● Dataset extract:

* * * *

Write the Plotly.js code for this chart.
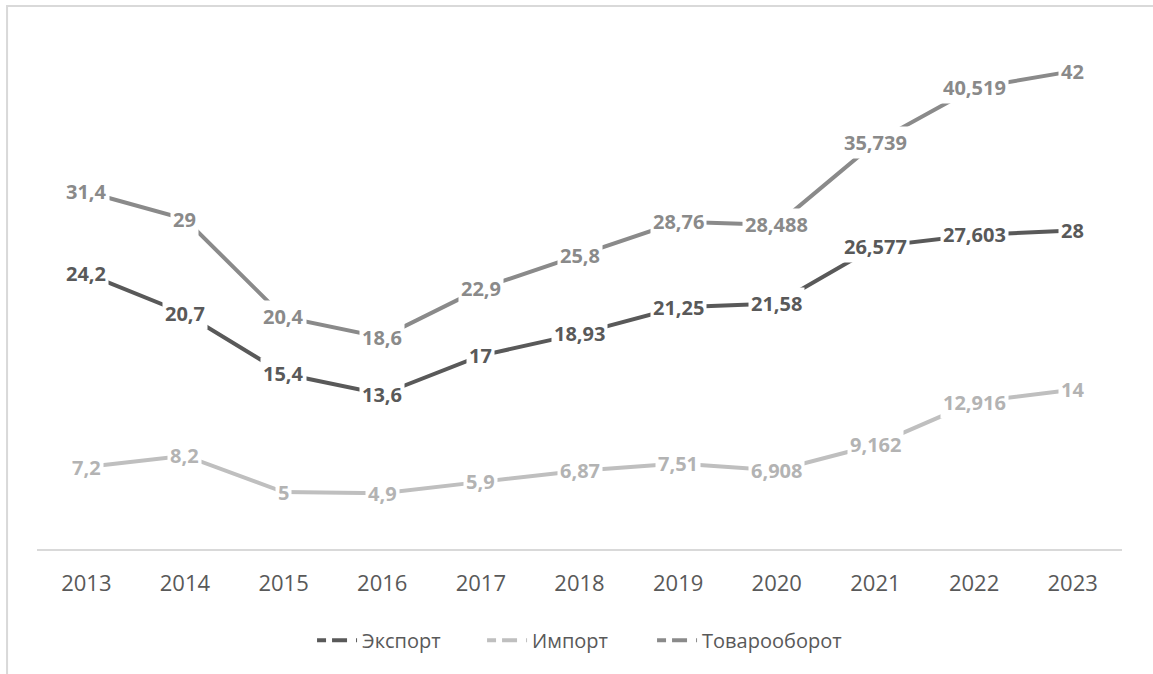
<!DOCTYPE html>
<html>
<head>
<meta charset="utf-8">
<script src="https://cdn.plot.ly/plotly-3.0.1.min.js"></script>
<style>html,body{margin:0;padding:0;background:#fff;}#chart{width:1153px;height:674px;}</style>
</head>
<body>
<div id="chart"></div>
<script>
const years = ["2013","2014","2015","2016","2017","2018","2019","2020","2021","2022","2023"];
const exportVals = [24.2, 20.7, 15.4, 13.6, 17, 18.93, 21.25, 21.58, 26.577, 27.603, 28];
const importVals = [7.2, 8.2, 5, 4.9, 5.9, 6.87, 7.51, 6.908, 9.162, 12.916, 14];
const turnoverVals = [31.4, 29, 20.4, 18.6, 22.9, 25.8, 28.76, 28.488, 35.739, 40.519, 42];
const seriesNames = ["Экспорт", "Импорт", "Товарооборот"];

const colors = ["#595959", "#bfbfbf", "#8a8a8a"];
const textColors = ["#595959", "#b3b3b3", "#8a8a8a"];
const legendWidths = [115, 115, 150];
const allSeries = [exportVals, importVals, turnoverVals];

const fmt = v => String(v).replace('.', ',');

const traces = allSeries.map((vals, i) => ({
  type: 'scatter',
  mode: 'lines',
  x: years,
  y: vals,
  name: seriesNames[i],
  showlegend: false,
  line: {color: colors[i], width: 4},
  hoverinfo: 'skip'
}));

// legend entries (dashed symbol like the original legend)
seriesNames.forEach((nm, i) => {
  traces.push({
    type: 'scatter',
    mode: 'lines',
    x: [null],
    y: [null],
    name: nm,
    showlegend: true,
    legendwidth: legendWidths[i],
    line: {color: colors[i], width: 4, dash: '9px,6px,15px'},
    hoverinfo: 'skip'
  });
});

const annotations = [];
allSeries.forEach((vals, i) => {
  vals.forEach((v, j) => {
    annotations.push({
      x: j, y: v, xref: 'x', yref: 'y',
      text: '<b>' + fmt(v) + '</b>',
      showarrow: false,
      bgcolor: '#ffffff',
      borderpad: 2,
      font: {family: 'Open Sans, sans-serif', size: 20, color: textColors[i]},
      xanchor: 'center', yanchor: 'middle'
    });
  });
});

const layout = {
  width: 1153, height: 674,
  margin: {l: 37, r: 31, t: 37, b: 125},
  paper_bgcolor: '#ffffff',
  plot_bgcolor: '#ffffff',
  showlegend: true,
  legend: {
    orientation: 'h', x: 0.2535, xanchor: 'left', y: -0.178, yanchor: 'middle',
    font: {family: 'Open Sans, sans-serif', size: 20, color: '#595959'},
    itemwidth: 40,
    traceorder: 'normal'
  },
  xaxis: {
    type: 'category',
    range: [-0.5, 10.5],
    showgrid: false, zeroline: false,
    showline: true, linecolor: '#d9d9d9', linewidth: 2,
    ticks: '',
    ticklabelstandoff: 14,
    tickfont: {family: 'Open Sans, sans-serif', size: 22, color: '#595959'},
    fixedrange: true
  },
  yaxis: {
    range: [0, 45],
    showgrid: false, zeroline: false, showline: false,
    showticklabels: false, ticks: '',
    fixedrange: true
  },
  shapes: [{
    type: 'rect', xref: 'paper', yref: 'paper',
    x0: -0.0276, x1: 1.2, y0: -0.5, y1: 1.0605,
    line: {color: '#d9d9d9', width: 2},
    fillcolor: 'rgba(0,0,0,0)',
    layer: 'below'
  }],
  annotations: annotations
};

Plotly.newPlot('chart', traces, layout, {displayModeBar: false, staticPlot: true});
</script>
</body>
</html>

* * * *

● Exercise goal: Return the listing above in full and without alteration, excluding its pictures.

● The output:
Write the Plotly.js code for this chart.
<!DOCTYPE html>
<html>
<head>
<meta charset="utf-8">
<script src="https://cdn.plot.ly/plotly-3.0.1.min.js"></script>
<style>html,body{margin:0;padding:0;background:#fff;}#chart{width:1153px;height:674px;}</style>
</head>
<body>
<div id="chart"></div>
<script>
const years = ["2013","2014","2015","2016","2017","2018","2019","2020","2021","2022","2023"];
const exportVals = [24.2, 20.7, 15.4, 13.6, 17, 18.93, 21.25, 21.58, 26.577, 27.603, 28];
const importVals = [7.2, 8.2, 5, 4.9, 5.9, 6.87, 7.51, 6.908, 9.162, 12.916, 14];
const turnoverVals = [31.4, 29, 20.4, 18.6, 22.9, 25.8, 28.76, 28.488, 35.739, 40.519, 42];
const seriesNames = ["Экспорт", "Импорт", "Товарооборот"];

const colors = ["#595959", "#bfbfbf", "#8a8a8a"];
const textColors = ["#595959", "#b3b3b3", "#8a8a8a"];
const legendWidths = [115, 115, 150];
const allSeries = [exportVals, importVals, turnoverVals];

const fmt = v => String(v).replace('.', ',');

const traces = allSeries.map((vals, i) => ({
  type: 'scatter',
  mode: 'lines',
  x: years,
  y: vals,
  name: seriesNames[i],
  showlegend: false,
  line: {color: colors[i], width: 4},
  hoverinfo: 'skip'
}));

// legend entries (dashed symbol like the original legend)
seriesNames.forEach((nm, i) => {
  traces.push({
    type: 'scatter',
    mode: 'lines',
    x: [null],
    y: [null],
    name: nm,
    showlegend: true,
    legendwidth: legendWidths[i],
    line: {color: colors[i], width: 4, dash: '9px,6px,15px'},
    hoverinfo: 'skip'
  });
});

const annotations = [];
allSeries.forEach((vals, i) => {
  vals.forEach((v, j) => {
    annotations.push({
      x: j, y: v, xref: 'x', yref: 'y',
      text: '<b>' + fmt(v) + '</b>',
      showarrow: false,
      bgcolor: '#ffffff',
      borderpad: 2,
      font: {family: 'Open Sans, sans-serif', size: 20, color: textColors[i]},
      xanchor: 'center', yanchor: 'middle'
    });
  });
});

const layout = {
  width: 1153, height: 674,
  margin: {l: 37, r: 31, t: 37, b: 125},
  paper_bgcolor: '#ffffff',
  plot_bgcolor: '#ffffff',
  showlegend: true,
  legend: {
    orientation: 'h', x: 0.2535, xanchor: 'left', y: -0.178, yanchor: 'middle',
    font: {family: 'Open Sans, sans-serif', size: 20, color: '#595959'},
    itemwidth: 40,
    traceorder: 'normal'
  },
  xaxis: {
    type: 'category',
    range: [-0.5, 10.5],
    showgrid: false, zeroline: false,
    showline: true, linecolor: '#d9d9d9', linewidth: 2,
    ticks: '',
    ticklabelstandoff: 14,
    tickfont: {family: 'Open Sans, sans-serif', size: 22, color: '#595959'},
    fixedrange: true
  },
  yaxis: {
    range: [0, 45],
    showgrid: false, zeroline: false, showline: false,
    showticklabels: false, ticks: '',
    fixedrange: true
  },
  shapes: [{
    type: 'rect', xref: 'paper', yref: 'paper',
    x0: -0.0276, x1: 1.2, y0: -0.5, y1: 1.0605,
    line: {color: '#d9d9d9', width: 2},
    fillcolor: 'rgba(0,0,0,0)',
    layer: 'below'
  }],
  annotations: annotations
};

Plotly.newPlot('chart', traces, layout, {displayModeBar: false, staticPlot: true});
</script>
</body>
</html>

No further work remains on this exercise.